Projected invocation is declared as
template <typename F, typename G, typename... Args>
constexpr auto invoke_over(F&& f, G&& g, Args&&... args);
If f3
takes three arguments, and g2
takes two then
invoke_over(f3, g2, a0, b0, a1, b1, a2, b2)
becomes
f3(g2(a0, b0),
g2(a1, b1),
g2(a2, b2))
Projected invocation has to split the parameter pack into smaller slices, which is done using selective invocation. The intermediate steps can be illustrated as follows.
invoke_over(f3, g2, args...)
The projection applies g2
to slices of the parameter pack using generated
integer sequences
std::invoke(f3,
invoke_sequence(g2, index_sequence<0, 1>{}, args...),
invoke_sequence(g2, index_sequence<2, 3>{}, args...),
invoke_sequence(g2, index_sequence<4, 5>{}, args...))
which expands to
std::invoke(f3,
std::invoke(g2, args[0], args[1]),
std::invoke(g2, args[2], args[3]),
std::invoke(g2, args[4], args[5]))
The generic implementation may use a projection function of arbitrary arity,
so the injection of invoke_sequence
becomes a matter of juggling with integer
sequences to select the proper slices.
While it is possible to determine the arity automatically, we pass it as an
argument below for simplicity.
template <typename F, typename G, std::size_t Rank, typename... Args>
constexpr auto invoke_over(F&& f,
G&& g,
std::integral_constant<std::size_t, Rank> rank,
Args&&... args) {
static_assert((sizeof...(Args) % Rank) == 0,
"Number of arguments must be a multiple of projection arity");
return invoke_over_sequence(
std::forward<F>(f),
std::forward<G>(g),
rank,
// Determine starting offsets of slices.
// index_sequence<0, Rank, Rank * 2, ..., Rank * (M - 1)>
// where M is the number of slices (sizeof...(Args) / Rank)

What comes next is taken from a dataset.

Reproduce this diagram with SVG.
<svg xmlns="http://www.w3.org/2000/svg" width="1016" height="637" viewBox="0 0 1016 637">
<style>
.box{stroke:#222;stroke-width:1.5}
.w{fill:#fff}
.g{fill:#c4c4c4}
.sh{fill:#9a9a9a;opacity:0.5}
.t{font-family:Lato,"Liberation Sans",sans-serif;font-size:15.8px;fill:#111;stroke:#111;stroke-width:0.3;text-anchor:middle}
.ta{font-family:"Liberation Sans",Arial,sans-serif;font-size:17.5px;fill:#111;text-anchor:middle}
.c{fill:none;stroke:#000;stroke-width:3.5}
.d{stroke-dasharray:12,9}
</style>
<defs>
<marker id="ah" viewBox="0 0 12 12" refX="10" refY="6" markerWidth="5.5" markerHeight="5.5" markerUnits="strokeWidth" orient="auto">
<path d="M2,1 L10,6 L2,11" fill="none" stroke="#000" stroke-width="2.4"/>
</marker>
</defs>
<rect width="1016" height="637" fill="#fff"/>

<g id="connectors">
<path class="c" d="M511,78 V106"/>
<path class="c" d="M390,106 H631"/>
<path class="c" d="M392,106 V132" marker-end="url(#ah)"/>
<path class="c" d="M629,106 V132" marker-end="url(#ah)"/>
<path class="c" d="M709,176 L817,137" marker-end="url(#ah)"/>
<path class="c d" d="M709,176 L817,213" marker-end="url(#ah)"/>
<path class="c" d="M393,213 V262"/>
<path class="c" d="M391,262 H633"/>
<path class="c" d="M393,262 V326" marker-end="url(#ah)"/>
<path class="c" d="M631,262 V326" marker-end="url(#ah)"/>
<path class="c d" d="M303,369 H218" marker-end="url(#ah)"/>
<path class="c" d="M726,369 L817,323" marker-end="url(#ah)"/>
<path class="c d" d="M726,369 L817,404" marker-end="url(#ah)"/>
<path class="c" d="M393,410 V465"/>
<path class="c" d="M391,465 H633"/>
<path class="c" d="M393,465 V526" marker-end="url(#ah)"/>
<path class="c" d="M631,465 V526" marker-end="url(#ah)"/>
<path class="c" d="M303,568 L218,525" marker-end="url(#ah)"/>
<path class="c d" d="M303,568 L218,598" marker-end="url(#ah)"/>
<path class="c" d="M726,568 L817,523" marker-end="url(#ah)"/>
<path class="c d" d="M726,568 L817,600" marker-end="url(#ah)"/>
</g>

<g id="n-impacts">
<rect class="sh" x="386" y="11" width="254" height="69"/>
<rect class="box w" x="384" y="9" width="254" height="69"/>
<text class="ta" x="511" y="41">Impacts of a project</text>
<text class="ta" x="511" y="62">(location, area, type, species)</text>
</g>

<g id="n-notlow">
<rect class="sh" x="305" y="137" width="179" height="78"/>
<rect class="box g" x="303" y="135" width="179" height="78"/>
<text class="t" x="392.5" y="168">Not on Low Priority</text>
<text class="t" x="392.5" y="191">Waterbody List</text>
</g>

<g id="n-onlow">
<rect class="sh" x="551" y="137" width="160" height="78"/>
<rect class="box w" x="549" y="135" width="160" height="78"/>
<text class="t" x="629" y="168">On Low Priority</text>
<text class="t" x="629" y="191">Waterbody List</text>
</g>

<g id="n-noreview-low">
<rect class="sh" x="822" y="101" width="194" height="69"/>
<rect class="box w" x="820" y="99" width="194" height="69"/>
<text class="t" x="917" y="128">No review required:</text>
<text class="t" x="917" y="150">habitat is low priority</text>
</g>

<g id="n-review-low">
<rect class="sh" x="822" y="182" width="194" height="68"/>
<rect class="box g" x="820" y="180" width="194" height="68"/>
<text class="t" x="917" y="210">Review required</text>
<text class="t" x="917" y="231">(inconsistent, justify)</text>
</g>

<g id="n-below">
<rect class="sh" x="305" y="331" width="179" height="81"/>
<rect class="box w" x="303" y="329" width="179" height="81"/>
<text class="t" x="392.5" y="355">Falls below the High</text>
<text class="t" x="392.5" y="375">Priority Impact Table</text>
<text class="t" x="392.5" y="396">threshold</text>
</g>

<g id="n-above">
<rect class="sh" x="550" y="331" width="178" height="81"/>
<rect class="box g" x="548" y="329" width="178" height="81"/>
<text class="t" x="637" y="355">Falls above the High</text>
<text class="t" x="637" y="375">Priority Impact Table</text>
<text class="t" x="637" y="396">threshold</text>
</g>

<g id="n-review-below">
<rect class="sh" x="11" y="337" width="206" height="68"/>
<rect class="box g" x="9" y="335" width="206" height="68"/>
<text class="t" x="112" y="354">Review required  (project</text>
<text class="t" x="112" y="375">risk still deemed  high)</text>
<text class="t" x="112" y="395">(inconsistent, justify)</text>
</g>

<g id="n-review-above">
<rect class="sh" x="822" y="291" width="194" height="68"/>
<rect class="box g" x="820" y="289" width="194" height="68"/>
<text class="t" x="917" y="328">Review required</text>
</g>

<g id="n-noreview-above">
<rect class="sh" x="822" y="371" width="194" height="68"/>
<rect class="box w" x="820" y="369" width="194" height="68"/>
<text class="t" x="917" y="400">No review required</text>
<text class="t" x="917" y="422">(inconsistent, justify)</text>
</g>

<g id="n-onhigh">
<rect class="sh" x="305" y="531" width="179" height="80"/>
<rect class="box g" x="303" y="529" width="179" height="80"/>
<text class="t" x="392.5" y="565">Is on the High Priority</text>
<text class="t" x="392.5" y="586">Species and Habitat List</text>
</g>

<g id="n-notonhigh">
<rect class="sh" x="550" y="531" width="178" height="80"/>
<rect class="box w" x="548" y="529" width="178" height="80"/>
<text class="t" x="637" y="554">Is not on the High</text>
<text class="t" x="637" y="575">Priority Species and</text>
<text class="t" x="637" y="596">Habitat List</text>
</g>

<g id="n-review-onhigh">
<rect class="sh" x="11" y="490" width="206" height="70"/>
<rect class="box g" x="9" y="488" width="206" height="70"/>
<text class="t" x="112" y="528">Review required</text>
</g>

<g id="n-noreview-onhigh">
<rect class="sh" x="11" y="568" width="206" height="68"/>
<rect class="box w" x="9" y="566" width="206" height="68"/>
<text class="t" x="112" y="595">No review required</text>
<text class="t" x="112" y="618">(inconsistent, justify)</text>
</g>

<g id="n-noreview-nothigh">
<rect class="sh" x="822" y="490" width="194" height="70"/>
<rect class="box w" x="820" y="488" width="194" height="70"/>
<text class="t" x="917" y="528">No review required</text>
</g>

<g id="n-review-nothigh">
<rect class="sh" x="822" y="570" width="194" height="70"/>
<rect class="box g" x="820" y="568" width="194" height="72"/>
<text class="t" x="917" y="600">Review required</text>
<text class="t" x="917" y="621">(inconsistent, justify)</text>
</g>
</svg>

index_sequence_enumerate<sizeof...(Args) / Rank, 0, Rank>{},
std::forward<Args>(args)...);
}
This injects an integer sequence with the starting offsets of the slices and
calls a helper function invoke_over_sequence
below, which generates the calls
to invoke_sequence
for each slice.
We start with an integer sequence containing the start of each slice, and the individual slices will be generated from that.
The helper function is given two parameter packs: Args...
and Offset...
which are expanded at different levels, so Args...
is expanded for each
Offset
.
template <typename F, typename G, typename... Args,
size_t Rank, size_t... Offset>
constexpr auto invoke_over_sequence(F&& f,
G&& g,
std::integral_constant<std::size_t, Rank>,
std::index_sequence<Offset...>,
Args&&... args) {
return std::invoke(
std::forward<F>(f),
invoke_sequence(
std::forward<G>(g),
// The kth offset produces
// index_sequence<Offset[k],
// Offset[k] + 1,
// ...,
// Offset[k] + (Rank - 1)>
//
// If Rank = 3 then Offset... = {0, 3, 6} and thus
// k=0: index_sequence<0, 1, 2>
// k=1: index_sequence<3, 4, 5>
// k=2: index_sequence<6, 7, 8>
index_sequence_enumerate<Rank, Offset>{},
std::forward<Args>(args)... // Expands args...
)... // Expands Offset...
);
}
Projected fold is a projection invocation where the outer function is a fold.
template <typename F, typename G, typename... Args>
constexpr variadic_fold_over(F&& f, G&& g, Args&&... args) {
return invoke_over(std::bind_front(variadic::fold, std::forward<F>(f)),
std::forward<G>(g),
std::forward<Args>(args)...);
}
This creates a function that uses f
to fold over the results.
The fold uses partial application
in the form of C++20 std::bind_front
where
bind_front(fold, f)(args...)
becomes
fold(f, args...)
In order for the binding to work we have changed the variadic fold function into a function object.
namespace variadic {
inline constexpr struct {
template <typename F, typename G, typename... Args>
constexpr auto operator()(F&& f, G&& g, Args&&... args) const {
return variadic_fold(std::forward<F>(f),
std::forward<G>(g),
std::forward<Args>(args)...);
}
} fold{};
} // namespace variadic
More on function objects in a future article.
This article has used various facilities from newer C++ standards, but these facilities can be backported to C++11.